15 Nis 2013 21:40 Son Güncelleme: 23 Kas 2018 15:08

BARANSU MEDYAYI TOPA TUTTU; BASIN TARİHİ AÇISINDAN UTANÇ VERİCİ!

Mehmet Baransu 4. yargı paketine yapılan son dakika eklemesini görmeyen medyayı eleştirdiği yazısında, oluşan tablo için "utanç verici" dedi

Taraf gazetesi yazarı Mehmet Baransu günün en çarpıcı medya eleştirilerinden biriyle gündemde. AKP ve CHP’nin işbirliği yaparak 4. yargı paketine yapılan bir eklemeyi köşesine taşıyan Baransu, medyanın manidar sessizliğini sorguladı.

İktidar ve ana muhalefetin 4. yargı paketine eklediği son dakika hükmüyle ihaleye fesat karıştıranlara verilen ceza 12 yıldan üç ila yedi yıl arasına indirildi, ceza alt sınırları da değiştirilerek af kapsamına sokuldu. Jet hızıyla meclisten geçen paketteki bu değişikliğin basında yer bulmamış olmasını sorgulayan Mehmet Baransu "Medyanın utanç hali" başlıklı bir yazıyla eleştirilerini sıraladı.

"NİYET ETTİM YOLSUZLUKLARI AK’LAMAYA"
Son yazımda “Niyet ettim... Yolsuzlukları AK’lama” başlığıyla, CHP ve AK Parti’nin, ANAP ve DYP gibi birbirlerinin usulsüzlüklerini akladıklarının altını çizmiştim.

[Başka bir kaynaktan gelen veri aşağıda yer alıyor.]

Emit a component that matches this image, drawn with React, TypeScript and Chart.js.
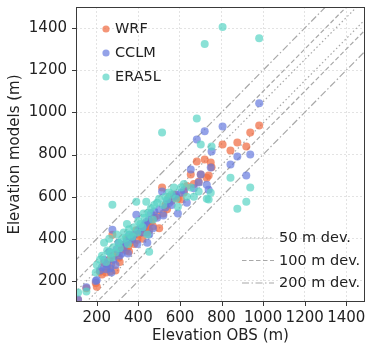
import React, { useEffect, useRef } from 'react';
import { Chart, registerables } from 'chart.js';

Chart.register(...registerables);

// Station elevations (m): observed vs. each model
const obsElevation = [
  110, 150, 195, 200, 215, 225, 235, 245, 250, 260, 265, 270, 275, 280, 290, 295, 305, 310, 320, 330,
  340, 345, 350, 355, 360, 370, 380, 390, 395, 400, 410, 420, 425, 430, 438, 443, 450, 452, 460, 470,
  476, 490, 500, 514, 520, 530, 538, 548, 560, 571, 581, 590, 605, 619, 633, 652, 667, 681, 690, 700,
  719, 729, 738, 748, 752, 805, 843, 876, 919, 938, 981,
];
const wrfElevation = [
  110, 165, 190, 172, 243, 230, 285, 240, 260, 300, 245, 280, 419, 320, 250, 330, 310, 290, 350, 370,
  345, 400, 360, 340, 380, 410, 375, 440, 395, 420, 430, 400, 450, 445, 460, 430, 470, 440, 480, 460,
  500, 510, 450, 643, 520, 560, 540, 600, 580, 610, 600, 590, 586, 620, 650, 705, 660, 767, 671, 705,
  776, 690, 700, 762, 740, 848, 819, 857, 838, 905, 938,
];
const cclmElevation = [
  112, 170, 200, 205, 250, 265, 300, 255, 280, 338, 260, 240, 443, 300, 276, 350, 381, 320, 330, 360,
  380, 390, 330, 419, 400, 395, 420, 514, 375, 440, 450, 430, 460, 470, 480, 381, 490, 420, 520, 450,
  529, 500, 540, 624, 510, 548, 580, 570, 560, 600, 610, 520, 619, 630, 571, 729, 640, 871, 667, 705,
  910, 657, 633, 738, 814, 933, 752, 790, 700, 800, 1043,
];
const era5lElevation = [
  145, 150, 240, 276, 300, 320, 381, 290, 345, 400, 330, 310, 562, 360, 335, 420, 380, 355, 395, 430,
  405, 470, 375, 445, 420, 410, 455, 576, 430, 485, 470, 455, 520, 500, 576, 420, 524, 338, 545, 490,
  560, 571, 590, 905, 560, 600, 586, 620, 610, 643, 590, 552, 643, 660, 600, 643, 600, 971, 624, 848,
  1324, 590, 586, 619, 838, 1405, 690, 543, 576, 643, 1352,
];

const seriesNames = ['WRF', 'CCLM', 'ERA5L'];
const deviations = [50, 100, 200];
const deviationLabels = ['50 m dev.', '100 m dev.', '200 m dev.'];
const axisTicks = [200, 400, 600, 800, 1000, 1200, 1400];

const FONT = '"DejaVu Sans", sans-serif';
const TEXT = '#222222';
const seriesColors = ['rgba(240,112,72,0.74)', 'rgba(102,122,222,0.70)', 'rgba(88,212,197,0.70)'];
const devDashes = [[1.5, 2.5], [4.5, 2.5], [7, 2.5, 1.5, 2.5]];
const devColor = '#a8a8a8';

export default function App() {
  const ref = useRef<HTMLCanvasElement>(null);

  useEffect(() => {
    document.body.style.margin = '0';
    const canvas = ref.current;
    if (!canvas) return;
    const pts = (ys: number[]) => obsElevation.map((x, i) => ({ x, y: ys[i] }));
    const modelSeries = [wrfElevation, cclmElevation, era5lElevation];

    const scatterSets = seriesNames.map((name, i) => ({
      type: 'scatter' as const,
      label: name,
      data: pts(modelSeries[i]),
      backgroundColor: seriesColors[i],
      borderWidth: 0,
      pointRadius: 4,
      pointHoverRadius: 4,
      order: 3 - i,
    }));

    const lineSets: any[] = [];
    deviations.forEach((d, k) => {
      [d, -d].forEach((off) => {
        lineSets.push({
          type: 'line' as const,
          label: deviationLabels[k],
          data: [
            { x: 0, y: off },
            { x: 1800, y: 1800 + off },
          ],
          borderColor: devColor,
          borderWidth: 1.2,
          borderDash: devDashes[k],
          pointRadius: 0,
          fill: false,
          order: 10,
        });
      });
    });

    const overlay = {
      id: 'overlay',
      afterDraw(chart: any) {
        const { ctx, chartArea: a, scales } = chart;
        ctx.save();
        // frame
        ctx.strokeStyle = '#3a3a3a';
        ctx.lineWidth = 1;
        ctx.setLineDash([]);
        ctx.strokeRect(a.left + 0.5, a.top + 0.5, a.right - a.left - 1, a.bottom - a.top - 1);
        // tick marks
        ctx.beginPath();
        axisTicks.forEach((v) => {
          const px = Math.round(scales.x.getPixelForValue(v)) + 0.5;
          ctx.moveTo(px, a.bottom);
          ctx.lineTo(px, a.bottom + 4);
          const py = Math.round(scales.y.getPixelForValue(v)) + 0.5;
          ctx.moveTo(a.left, py);
          ctx.lineTo(a.left - 4, py);
        });
        ctx.stroke();

        // series legend (top-left)
        ctx.font = `14.5px ${FONT}`;
        ctx.textBaseline = 'middle';
        ctx.textAlign = 'left';
        seriesNames.forEach((n, i) => {
          const y = a.top + 22 + 24 * i;
          ctx.beginPath();
          ctx.fillStyle = seriesColors[i];
          ctx.arc(a.left + 30, y, 3.6, 0, Math.PI * 2);
          ctx.fill();
          ctx.fillStyle = TEXT;
          ctx.fillText(n, a.left + 39, y + 0.5);
        });

        // deviation legend (bottom-right)
        deviationLabels.forEach((lbl, k) => {
          const y = a.bottom - 64 + 22.5 * k;
          ctx.beginPath();
          ctx.strokeStyle = devColor;
          ctx.lineWidth = 1.2;
          ctx.setLineDash(devDashes[k]);
          ctx.moveTo(a.right - 123, y);
          ctx.lineTo(a.right - 91, y);
          ctx.stroke();
          ctx.setLineDash([]);
          ctx.fillStyle = TEXT;
          ctx.fillText(lbl, a.right - 86, y + 0.5);
        });
        ctx.restore();
      },
    };

    const axisCommon = (title: string) => ({
      type: 'linear' as const,
      min: 100,
      afterBuildTicks: (s: any) => {
        s.ticks = axisTicks.map((v) => ({ value: v }));
      },
      grid: {
        color: '#dcdcdc',
        lineWidth: 0.8,
        drawTicks: true,
        tickLength: 4,
        tickColor: 'rgba(0,0,0,0)',
      },
      border: { display: false, dash: [2, 2] },
      ticks: {
        font: { family: FONT, size: 15 },
        color: TEXT,
        autoSkip: false,
        maxRotation: 0,
        callback: (v: any) => String(v),
      },
      title: {
        display: true,
        text: title,
        font: { family: FONT, size: 15 },
        color: TEXT,
      },
    });

    const xAxis: any = axisCommon('Elevation OBS (m)');
    xAxis.max = 1490;
    xAxis.afterFit = (s: any) => {
      s.height = 45;
      s.paddingLeft = 0;
      s.paddingRight = 0;
    };
    xAxis.ticks.padding = 3;
    xAxis.title.padding = { top: 0, bottom: 2 };

    const yAxis: any = axisCommon('Elevation models (m)');
    yAxis.max = 1500;
    yAxis.afterFit = (s: any) => {
      s.width = 76;
      s.paddingTop = 0;
      s.paddingBottom = 0;
    };
    yAxis.ticks.padding = 5;
    yAxis.title.padding = { top: 6, bottom: 0 };

    const chart = new Chart(canvas, {
      type: 'scatter',
      data: { datasets: [...scatterSets, ...lineSets] as any },
      options: {
        responsive: false,
        animation: false,
        devicePixelRatio: 1,
        layout: { padding: { top: 7, right: 3, left: 0, bottom: 0 } },
        plugins: {
          legend: { display: false },
          tooltip: { enabled: false },
        },
        scales: { x: xAxis, y: yAxis },
      },
      plugins: [overlay],
    });
    return () => chart.destroy();
  }, []);

  return (
    <div style={{ width: 369, height: 347 }}>
      <canvas ref={ref} width={369} height={347} style={{ display: 'block' }} />
    </div>
  );
}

İKTİDAR MEDYASI HABERİ GÖRMEDİ

“Hak, hukuk, adalet, yolsuzluk, yetim hakkı...” gibi sözcükleri ağzından düşürmeyen iktidar medyasının bu durumu sayfalarında nasıl gördüğü merakıyla gazete sayfalarını çevirdim.

Tam da düşündüğüm gibi paketteki bu maddeyi büyük bir bölümü görmemişti. Görenler ise sayfanın en altına iki satırla cezanın düşürüldüğünü yazmıştı. İbrahim Karagül’ün başında olduğu gazete de bu maddeyi görmeyenlerden biriydi.

İBRAHİM KARAGÜL’E SAYDIRDI


Bu arkadaş bir aralar “Dünyanın en zengin yüzbaşısı” haberimle ilgili, ilgisiz bir şekilde topa girmiş, aklınca okuldan arkadaşı olan yüzbaşıyı aklamaya çalışmıştı. Türk basın tarihinde görülmemiş bir şekilde, bir gün sonraki yazısında kendi kendini tekzip etme “komikliğini” de yaşamıştı. Bir aralar Suriyeli ortak “gazeteci” arkadaşıyla, Esad’dan bir kahraman yaratmaya da çalışmıştı. Gazetecilerle Suriye gezileri tertipleyip, “Demokrat Esad” analizlerini kamuoyuna pompalıyordu. Adı “Esad PR’cısına” çıkmıştı.

Bu arkadaşın yüzbaşıyı korumak için yaptığı manipülasyon üzerinde durmamıştım o günlerde. Guinness rekorlar kitabındaki insanları kıskandıracak bir performans sergilen kişiyi kendi tekzibiyle baş başa bırakmıştım.

BASIN TARİHİ AÇISINDAN UTANÇ VERİCİ

Uçakta Türk basının tümüne göz gezdirirken, hırsızlara af getiren bu maddeyle ilgili genel tavrın, bu arkadaştan çok da farklı olmadığı görmek ise basın tarihi açısından utanç vericiydi.

Uçağa binerken, bir AK Partiliyle, düne kadar kavgalı oldukları bir medya patronunun kızını beraber gördüm. Samimiyetlerini kıskanmadım. Yolculardan biri yanıma gelip, bu resmi nasıl yorumladığımı sordu. Kendisine şunu söyledim: “Hırsızın hırsızla buluşması kolaydır. İdeolojiye ihtiyaçları yoktur. Acı olan ‘ortaklığın’ kutsal mekânlarda taçlandırılması.”

Sanırım ne demek istediğimi anladınız!